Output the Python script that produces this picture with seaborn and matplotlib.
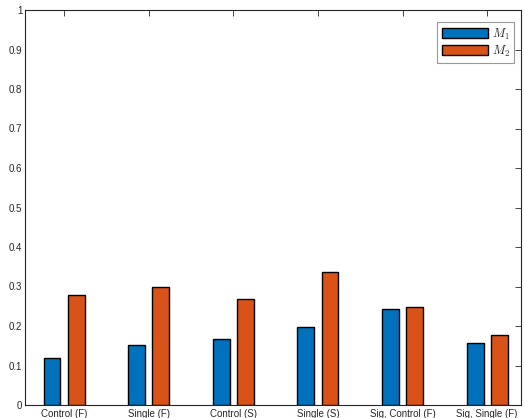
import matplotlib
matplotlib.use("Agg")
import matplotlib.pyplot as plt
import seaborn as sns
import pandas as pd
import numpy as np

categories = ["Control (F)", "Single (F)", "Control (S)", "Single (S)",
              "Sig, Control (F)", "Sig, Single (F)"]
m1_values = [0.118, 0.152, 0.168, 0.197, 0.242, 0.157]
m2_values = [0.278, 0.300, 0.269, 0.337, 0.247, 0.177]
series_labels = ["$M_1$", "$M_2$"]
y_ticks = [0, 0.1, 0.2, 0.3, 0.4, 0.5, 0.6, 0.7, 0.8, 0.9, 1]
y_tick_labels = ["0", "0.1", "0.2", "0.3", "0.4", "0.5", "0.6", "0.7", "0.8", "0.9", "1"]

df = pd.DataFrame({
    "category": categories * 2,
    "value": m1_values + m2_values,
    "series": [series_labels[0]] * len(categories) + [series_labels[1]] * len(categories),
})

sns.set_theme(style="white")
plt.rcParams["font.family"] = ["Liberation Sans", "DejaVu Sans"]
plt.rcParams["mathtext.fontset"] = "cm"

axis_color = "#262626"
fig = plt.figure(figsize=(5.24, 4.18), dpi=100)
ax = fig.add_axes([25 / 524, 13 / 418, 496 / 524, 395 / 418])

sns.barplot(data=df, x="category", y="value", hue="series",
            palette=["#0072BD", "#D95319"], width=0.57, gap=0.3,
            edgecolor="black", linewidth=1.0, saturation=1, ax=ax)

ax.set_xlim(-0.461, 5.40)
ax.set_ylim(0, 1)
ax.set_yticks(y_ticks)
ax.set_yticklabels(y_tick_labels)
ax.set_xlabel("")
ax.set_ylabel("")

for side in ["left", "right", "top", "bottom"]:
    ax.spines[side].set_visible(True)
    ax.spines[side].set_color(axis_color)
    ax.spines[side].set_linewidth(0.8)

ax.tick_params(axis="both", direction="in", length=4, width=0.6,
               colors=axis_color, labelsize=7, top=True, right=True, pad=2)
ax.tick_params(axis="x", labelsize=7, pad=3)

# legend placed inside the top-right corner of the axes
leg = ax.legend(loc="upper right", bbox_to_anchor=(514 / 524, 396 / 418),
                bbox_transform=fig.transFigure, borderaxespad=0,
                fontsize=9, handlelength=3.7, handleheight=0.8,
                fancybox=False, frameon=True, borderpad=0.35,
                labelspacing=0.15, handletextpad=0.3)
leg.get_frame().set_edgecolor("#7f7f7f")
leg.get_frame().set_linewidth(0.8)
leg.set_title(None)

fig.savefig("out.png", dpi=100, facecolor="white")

_____

- _What you need to do_
Print the whole listing above once more, word for word, without its pictures.

- _Solution for this problem_
Output the Python script that produces this picture with seaborn and matplotlib.
import matplotlib
matplotlib.use("Agg")
import matplotlib.pyplot as plt
import seaborn as sns
import pandas as pd
import numpy as np

categories = ["Control (F)", "Single (F)", "Control (S)", "Single (S)",
              "Sig, Control (F)", "Sig, Single (F)"]
m1_values = [0.118, 0.152, 0.168, 0.197, 0.242, 0.157]
m2_values = [0.278, 0.300, 0.269, 0.337, 0.247, 0.177]
series_labels = ["$M_1$", "$M_2$"]
y_ticks = [0, 0.1, 0.2, 0.3, 0.4, 0.5, 0.6, 0.7, 0.8, 0.9, 1]
y_tick_labels = ["0", "0.1", "0.2", "0.3", "0.4", "0.5", "0.6", "0.7", "0.8", "0.9", "1"]

df = pd.DataFrame({
    "category": categories * 2,
    "value": m1_values + m2_values,
    "series": [series_labels[0]] * len(categories) + [series_labels[1]] * len(categories),
})

sns.set_theme(style="white")
plt.rcParams["font.family"] = ["Liberation Sans", "DejaVu Sans"]
plt.rcParams["mathtext.fontset"] = "cm"

axis_color = "#262626"
fig = plt.figure(figsize=(5.24, 4.18), dpi=100)
ax = fig.add_axes([25 / 524, 13 / 418, 496 / 524, 395 / 418])

sns.barplot(data=df, x="category", y="value", hue="series",
            palette=["#0072BD", "#D95319"], width=0.57, gap=0.3,
            edgecolor="black", linewidth=1.0, saturation=1, ax=ax)

ax.set_xlim(-0.461, 5.40)
ax.set_ylim(0, 1)
ax.set_yticks(y_ticks)
ax.set_yticklabels(y_tick_labels)
ax.set_xlabel("")
ax.set_ylabel("")

for side in ["left", "right", "top", "bottom"]:
    ax.spines[side].set_visible(True)
    ax.spines[side].set_color(axis_color)
    ax.spines[side].set_linewidth(0.8)

ax.tick_params(axis="both", direction="in", length=4, width=0.6,
               colors=axis_color, labelsize=7, top=True, right=True, pad=2)
ax.tick_params(axis="x", labelsize=7, pad=3)

# legend placed inside the top-right corner of the axes
leg = ax.legend(loc="upper right", bbox_to_anchor=(514 / 524, 396 / 418),
                bbox_transform=fig.transFigure, borderaxespad=0,
                fontsize=9, handlelength=3.7, handleheight=0.8,
                fancybox=False, frameon=True, borderpad=0.35,
                labelspacing=0.15, handletextpad=0.3)
leg.get_frame().set_edgecolor("#7f7f7f")
leg.get_frame().set_linewidth(0.8)
leg.set_title(None)

fig.savefig("out.png", dpi=100, facecolor="white")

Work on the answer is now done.